▸ Task to carry out
Copy each line of the entries that contains the word "React".

• • •

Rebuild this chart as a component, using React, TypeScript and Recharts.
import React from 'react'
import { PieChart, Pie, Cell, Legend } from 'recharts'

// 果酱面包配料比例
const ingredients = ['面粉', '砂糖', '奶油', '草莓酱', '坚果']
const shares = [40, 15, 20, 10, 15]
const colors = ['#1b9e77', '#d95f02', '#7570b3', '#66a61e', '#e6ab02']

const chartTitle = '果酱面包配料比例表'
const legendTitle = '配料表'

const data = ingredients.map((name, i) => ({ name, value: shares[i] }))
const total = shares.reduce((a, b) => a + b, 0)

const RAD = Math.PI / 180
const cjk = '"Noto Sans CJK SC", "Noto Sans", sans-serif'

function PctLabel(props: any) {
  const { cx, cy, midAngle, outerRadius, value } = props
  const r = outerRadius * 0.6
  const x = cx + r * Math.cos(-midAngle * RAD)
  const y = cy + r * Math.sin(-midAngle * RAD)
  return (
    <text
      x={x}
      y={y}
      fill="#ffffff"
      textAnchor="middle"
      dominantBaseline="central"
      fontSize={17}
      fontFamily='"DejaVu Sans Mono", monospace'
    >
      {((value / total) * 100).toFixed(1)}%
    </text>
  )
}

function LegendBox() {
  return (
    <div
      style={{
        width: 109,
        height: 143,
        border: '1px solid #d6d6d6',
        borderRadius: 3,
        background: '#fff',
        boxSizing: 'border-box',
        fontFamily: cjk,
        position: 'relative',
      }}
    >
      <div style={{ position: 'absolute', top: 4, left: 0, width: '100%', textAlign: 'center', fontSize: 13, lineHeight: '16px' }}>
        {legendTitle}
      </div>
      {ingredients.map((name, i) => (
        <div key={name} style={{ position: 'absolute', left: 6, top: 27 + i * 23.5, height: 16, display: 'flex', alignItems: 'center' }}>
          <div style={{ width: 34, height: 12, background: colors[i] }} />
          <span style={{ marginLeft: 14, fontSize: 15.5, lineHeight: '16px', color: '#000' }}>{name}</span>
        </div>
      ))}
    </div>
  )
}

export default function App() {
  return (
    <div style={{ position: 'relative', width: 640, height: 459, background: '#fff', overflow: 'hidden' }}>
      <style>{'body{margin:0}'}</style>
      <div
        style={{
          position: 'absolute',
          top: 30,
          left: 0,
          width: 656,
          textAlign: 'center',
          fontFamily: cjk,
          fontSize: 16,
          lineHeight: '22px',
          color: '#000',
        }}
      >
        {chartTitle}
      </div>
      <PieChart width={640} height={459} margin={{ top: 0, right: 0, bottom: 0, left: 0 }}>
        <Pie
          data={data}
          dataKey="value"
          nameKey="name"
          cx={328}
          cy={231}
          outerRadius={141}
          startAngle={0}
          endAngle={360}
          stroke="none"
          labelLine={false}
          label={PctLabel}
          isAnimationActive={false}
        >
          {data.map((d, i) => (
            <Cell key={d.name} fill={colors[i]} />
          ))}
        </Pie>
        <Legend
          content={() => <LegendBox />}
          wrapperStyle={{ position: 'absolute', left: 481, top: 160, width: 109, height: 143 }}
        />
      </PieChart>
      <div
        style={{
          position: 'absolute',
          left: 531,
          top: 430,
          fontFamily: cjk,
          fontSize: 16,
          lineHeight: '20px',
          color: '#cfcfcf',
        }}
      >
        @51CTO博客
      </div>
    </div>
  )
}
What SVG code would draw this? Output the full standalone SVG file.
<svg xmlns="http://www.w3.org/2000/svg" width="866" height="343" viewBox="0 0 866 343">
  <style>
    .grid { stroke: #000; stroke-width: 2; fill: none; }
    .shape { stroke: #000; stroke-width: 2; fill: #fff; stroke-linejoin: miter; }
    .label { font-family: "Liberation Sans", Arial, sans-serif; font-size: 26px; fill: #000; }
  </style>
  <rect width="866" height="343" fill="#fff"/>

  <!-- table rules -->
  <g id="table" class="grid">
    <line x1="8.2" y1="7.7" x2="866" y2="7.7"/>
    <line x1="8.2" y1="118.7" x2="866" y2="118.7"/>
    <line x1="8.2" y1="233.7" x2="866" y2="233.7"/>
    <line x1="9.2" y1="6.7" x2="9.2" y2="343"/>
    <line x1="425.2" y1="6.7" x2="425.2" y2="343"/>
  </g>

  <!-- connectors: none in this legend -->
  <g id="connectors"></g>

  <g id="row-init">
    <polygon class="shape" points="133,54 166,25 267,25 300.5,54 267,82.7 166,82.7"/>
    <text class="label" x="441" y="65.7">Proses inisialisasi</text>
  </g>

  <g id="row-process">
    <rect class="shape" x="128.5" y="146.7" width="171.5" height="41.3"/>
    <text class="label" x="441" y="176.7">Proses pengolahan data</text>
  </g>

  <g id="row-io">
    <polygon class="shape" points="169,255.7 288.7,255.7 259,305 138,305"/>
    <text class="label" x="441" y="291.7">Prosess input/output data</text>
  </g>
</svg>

• • •

▸ Solution to this exercise
Rebuild this chart as a component, using React, TypeScript and Recharts.
import React from 'react'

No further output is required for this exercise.